One day the intern found a chance to speak with each of Tom's parents, separately. When asked what was going to happen to Tom, each acknowledged their son was dying. In fact, neither expected him to live to Thanksgiving. But neither parent had spoken to the other about what they knew would happen. In their desperation and anguish each had focused solely on finding a cure for Tom's physical illness. If only they could get to Mayo . . . or Hopkins.

In today's Gospel, we hear of four men who carry a paralyzed man to be healed by Jesus.

Even with four men, carrying a stretcher for any distance is difficult. I imagine carrying a stretcher up onto a roof would be even more tricky. When I envision four men lowering a man on a stretcher through a roof, I can only envision disaster. What if they drop the stretcher? What if the stretcher isn't perfectly level? Since the man is paralyzed, he can't cling to the sides if he starts to slide. What if the weakened roof begins to cave in and one of the stretcher bearers slips through the hole? What if the paralytic falls and the personal injury attorneys rush in?
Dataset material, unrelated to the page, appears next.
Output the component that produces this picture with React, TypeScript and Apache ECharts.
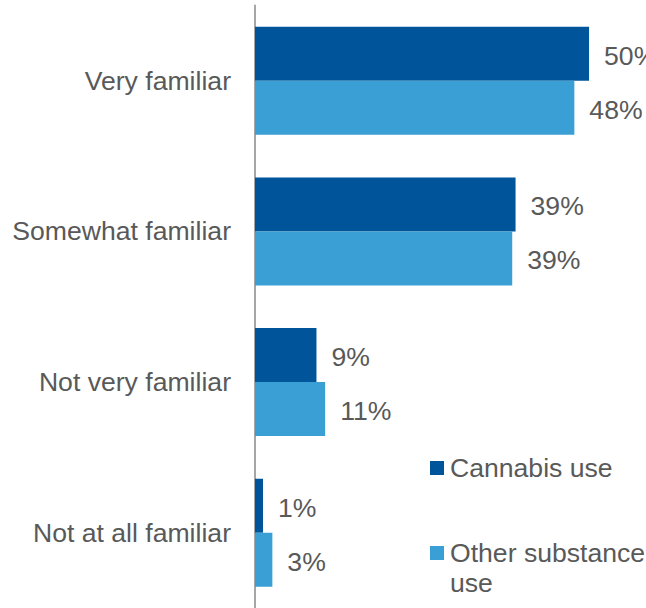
import React, { useEffect, useRef } from "react";
import * as echarts from "echarts";

const categories = ["Very familiar", "Somewhat familiar", "Not very familiar", "Not at all familiar"];
const cannabisUse = [50, 39, 9.2, 1.2];
const otherSubstanceUse = [47.8, 38.5, 10.5, 2.6];
const seriesNames = ["Cannabis use", "Other substance use"];
const legendLines = [["Cannabis use"], ["Other substance", "use"]];

const DARK = "#00549A";
const LIGHT = "#3A9FD4";
const TEXT = "#595959";
const FONT = "'Liberation Sans', Arial, sans-serif";
const FS = 26.6;

export default function App() {
  const ref = useRef<HTMLDivElement>(null);
  useEffect(() => {
    if (!ref.current) return;
    const chart = echarts.init(ref.current, undefined, { renderer: "svg" });
    const label = {
      show: true,
      position: "right",
      distance: 15,
      offset: [0, 2],
      color: TEXT,
      fontSize: FS,
      fontFamily: FONT,
      formatter: (p: any) => Math.round(p.value) + "%",
    };
    chart.setOption({
      animation: false,
      textStyle: { fontFamily: FONT },
      grid: { left: 255, right: 3.5, top: 5.5, bottom: -1.5, containLabel: false },
      xAxis: {
        type: "value",
        min: 0,
        max: 58,
        show: false,
      },
      yAxis: {
        type: "category",
        data: categories,
        inverse: true,
        axisLine: { show: true, lineStyle: { color: "#A6A6A6", width: 2 } },
        axisTick: { show: false },
        axisLabel: { color: TEXT, fontSize: FS, fontFamily: FONT, margin: 24 },
        splitLine: { show: false },
      },
      series: [
        {
          name: seriesNames[0],
          type: "bar",
          data: cannabisUse,
          barWidth: 54,
          barGap: "0%",
          itemStyle: { color: DARK },
          label,
        },
        {
          name: seriesNames[1],
          type: "bar",
          data: otherSubstanceUse,
          barWidth: 54,
          barGap: "0%",
          itemStyle: { color: LIGHT },
          label,
        },
      ],
      graphic: [
        { type: "rect", shape: { x: 430, y: 461, width: 14, height: 14 }, style: { fill: DARK } },
        {
          type: "text",
          x: 450,
          y: 468,
          style: { text: legendLines[0].join("\n"), fill: TEXT, fontSize: FS, fontFamily: FONT, verticalAlign: "middle", align: "left" },
        },
        { type: "rect", shape: { x: 430, y: 546, width: 14, height: 14 }, style: { fill: LIGHT } },
        {
          type: "text",
          x: 450,
          y: 538,
          style: { text: legendLines[1].join("\n"), fill: TEXT, fontSize: FS, fontFamily: FONT, lineHeight: 30, verticalAlign: "top", align: "left" },
        },
      ],
    });
    return () => chart.dispose();
  }, []);
  return <div ref={ref} style={{ position: "absolute", left: 0, top: 0, width: 646, height: 608 }} />;
}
It is easy to see desperation in this story.

Jesus sees faith.

The paralytic's friends seek a physical cure. Jesus knows we need more.

The simple fact is that everyone alive today will die . . . you, me, the president, everyone. We will spend $2 trillion dollars on health care in our country this year and still two and a half million people will die. There is much we can do to improve our health care system. But once we have done it, we will still die. And many of us will suffer unnecessarily.

When faced with illness or death, most people I know are tempted to focus exclusively on their need for a physical cure. But what of our spirits? What of our need to be healed mind, body and soul? Our creator made us much more than physical beings. Consequently when we suffer, we suffer more than physical pain, but emotionally and spiritual as well. We suffer when we are separated from those we love and from those who love us — our friends, our families and God.

Jesus clearly understood that in the Gospel we just heard. And he understands it in our lives today. Jesus was and is willing to heal. But healing, especially the healing of hurts and loss, is not merely a passive experience. Time alone will not do it. Denial is more an obstacle than a help.

Just as lying in bed alone is not helpful when we are bleeding profusely, so too ignoring the need for healing of relationships with family, friends and with God will not bring us peace.

Tom, the young man with cystic fibrosis, didn't end up going to Mayo or Johns Hopkins. He was already receiving superb medical care at Children's Hospital. More importantly to him, he received what he craved when his parents found the courage to listen to his fears and to ask what he wanted. Together they made the decision to go home. There supported by his family's love and a nurse from his pediatrician's office, Tom died in his own bed, healed of the desperate loneliness he had known when he was only allowed to speak of physical cures.

We don't need to wait for Congress to reform health care before we seek healing for the rest of what ails us. God is ready. We need only be willing to accept God's grace and cooperate with it.

We can start by asking, which relationships in my life need healing? To whom do I yearn to be closer? My parents? Or my children? Do I experience God's presence every day?

What help do I need to experience that love? What am I going to do this week to get that help? Today is the best time to start. While we still can!